Massive flooding in many parts of Kenya has lead to the loss of several lives and destruction of property of undetermined value.
On Sunday, a church retreat turned tragic when seven people drowned in flash floods at the Hells Gate National Park in Naivasha, a two hours drive form the capital Nairobi.
They were part of a group of 35 young men and women from the Mukara Presbyterian Church of East Africa in Dagoretti, Nairobi, who had gone on a trip at the park.
The group left Nairobi in the morning and was expected back at 4pm, according to the Rev. Nancy Muthoni, the parish minister.
Survivors told the Nation that a group of 15 had entered a gorge at the park just before dusk, but were trapped by sudden floods.
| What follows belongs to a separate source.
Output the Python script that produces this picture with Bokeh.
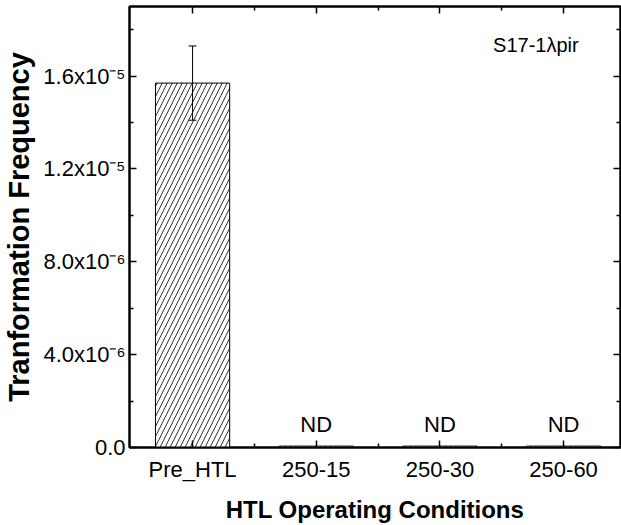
from bokeh.plotting import figure
from bokeh.models import (Range1d, LinearAxis, FixedTicker, Whisker, ColumnDataSource, Label,
                          CustomLabelingPolicy)
from bokeh.core.properties import value
from bokeh.embed import file_html
from bokeh.resources import INLINE

categories = ["Pre_HTL", "250-15", "250-30", "250-60"]
freq = [1.57e-5, 6e-8, 6e-8, 6e-8]
freq_err = [1.6e-6, 0, 0, 0]
nd_labels = ["", "ND", "ND", "ND"]
y_ticks = [0, 4e-6, 8e-6, 1.2e-5, 1.6e-5]
y_tick_labels = ["0.0", "4.0x10\u207b\u2076", "8.0x10\u207b\u2076", "1.2x10\u207b\u2075", "1.6x10\u207b\u2075"]
strain = "S17-1\u03bbpir"

FONT = "Liberation Sans"
xs = list(range(1, len(categories) + 1))

p = figure(width=621, height=525, output_backend="svg", toolbar_location=None,
           x_range=Range1d(0.49, 4.46), y_range=Range1d(0, 1.9e-5),
           min_border_left=129, min_border_right=1, min_border_top=6, min_border_bottom=78)
p.grid.visible = False
p.outline_line_color = "black"
p.outline_line_width = 2
p.background_fill_color = "white"
p.border_fill_color = "white"

src = ColumnDataSource(dict(x=xs, top=freq, lo=[f - e for f, e in zip(freq, freq_err)],
                            hi=[f + e for f, e in zip(freq, freq_err)], nd=nd_labels))
p.vbar(x="x", top="top", bottom=0, width=0.6, source=src, fill_color="white",
       line_color="black", line_width=1, hatch_pattern="/", hatch_color="black",
       hatch_scale=10, hatch_weight=0.8)

err_src = ColumnDataSource(dict(x=xs[:1], lo=src.data["lo"][:1], hi=src.data["hi"][:1]))
w = Whisker(base="x", lower="lo", upper="hi", source=err_src, line_color="black", line_width=1,
            level="overlay")
w.upper_head.size = 8
w.lower_head.size = 8
w.upper_head.line_width = 1
w.lower_head.line_width = 1
p.add_layout(w)

p.text(x="x", y="top", text="nd", source=src, text_align="center", text_baseline="bottom",
       y_offset=-9, text_font=value(FONT), text_font_size="22px", text_color="black")

# axes styling
xt = FixedTicker(ticks=xs, minor_ticks=[1.5, 2.5, 3.5])
yt = FixedTicker(ticks=y_ticks, minor_ticks=[2e-6, 6e-6, 1e-5, 1.4e-5, 1.8e-5])

def style(ax, labels=True):
    ax.axis_line_width = 2
    ax.axis_line_color = "black"
    ax.major_tick_line_color = "black"
    ax.minor_tick_line_color = "black"
    ax.major_label_text_color = "black"
    ax.axis_label_text_color = "black"
    ax.major_tick_in = 7
    ax.major_tick_out = 0
    ax.minor_tick_in = 4
    ax.minor_tick_out = 0
    ax.major_tick_line_width = 1.5
    ax.minor_tick_line_width = 1.5
    if not labels:
        ax.major_label_policy = CustomLabelingPolicy(code="return []")
        ax.major_label_text_font_size = "0px"
        ax.major_label_standoff = 0
        ax.axis_label = None

xa = p.xaxis[0]
xa.ticker = xt
xa.major_label_overrides = {i + 1: c for i, c in enumerate(categories)}
xa.major_label_text_font = FONT
xa.major_label_text_font_size = "22px"
xa.major_label_standoff = 9
xa.axis_label = "HTL Operating Conditions"
xa.axis_label_text_font = FONT
xa.axis_label_text_font_style = "bold"
xa.axis_label_text_font_size = "24px"
xa.axis_label_standoff = 11
style(xa)

ya = p.yaxis[0]
ya.ticker = yt
ya.major_label_overrides = {t: l for t, l in zip(y_ticks, y_tick_labels)}
ya.major_label_text_font = FONT
ya.major_label_text_font_size = "22px"
ya.major_label_standoff = 4
ya.axis_label = "Tranformation Frequency"
ya.axis_label_text_font = FONT
ya.axis_label_text_font_style = "bold"
ya.axis_label_text_font_size = "29px"
ya.axis_label_standoff = 5
style(ya)

top_ax = LinearAxis(ticker=xt)
style(top_ax, labels=False)
p.add_layout(top_ax, "above")
right_ax = LinearAxis(ticker=yt)
style(right_ax, labels=False)
p.add_layout(right_ax, "right")

p.add_layout(Label(x=3.43, y=1.733e-5, text=strain, text_font=FONT, text_font_size="20px",
                   text_color="black", text_baseline="middle", text_align="left"))

open("out.html", "w").write(file_html(p, INLINE))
Guides accompanying the youth group rescued eight.
The area MP John Mututho blamed Kenya Wildlife Service (KWS), saying the group should have been guided properly.
“They run the park and they know how safe or unsafe it is, we cannot call it bad luck. Someone must be responsible and KWS is to blame,” he said by phone.
Elsewhere, four people died and hundreds were left homeless in flash floods across the country.
Three were killed after a downpour in Gwassi, in the western part of the country at the weekend.
Seven others are missing. Kenya Red Cross officials and Administration Police recovered three bodies in Suba District.
In Wiga Valley, East Gwassi, the flood waters swept away houses, crops and livestock, it said.
In Migori to the west, a 12-year-old girl drowned while swimming in River Migori on Saturday.
In Kisii, the heavy rains destroyed five toilets of Ebiosi Secondary School.
“We have been forced to cut short the holiday remedial classes because we cannot operate without toilets,” said the school’s principal, Mr Enock Makori.
In Maragua in central Kenya, 15 families were rendered homeless when a landslide destroyed their houses, the Red Cross said.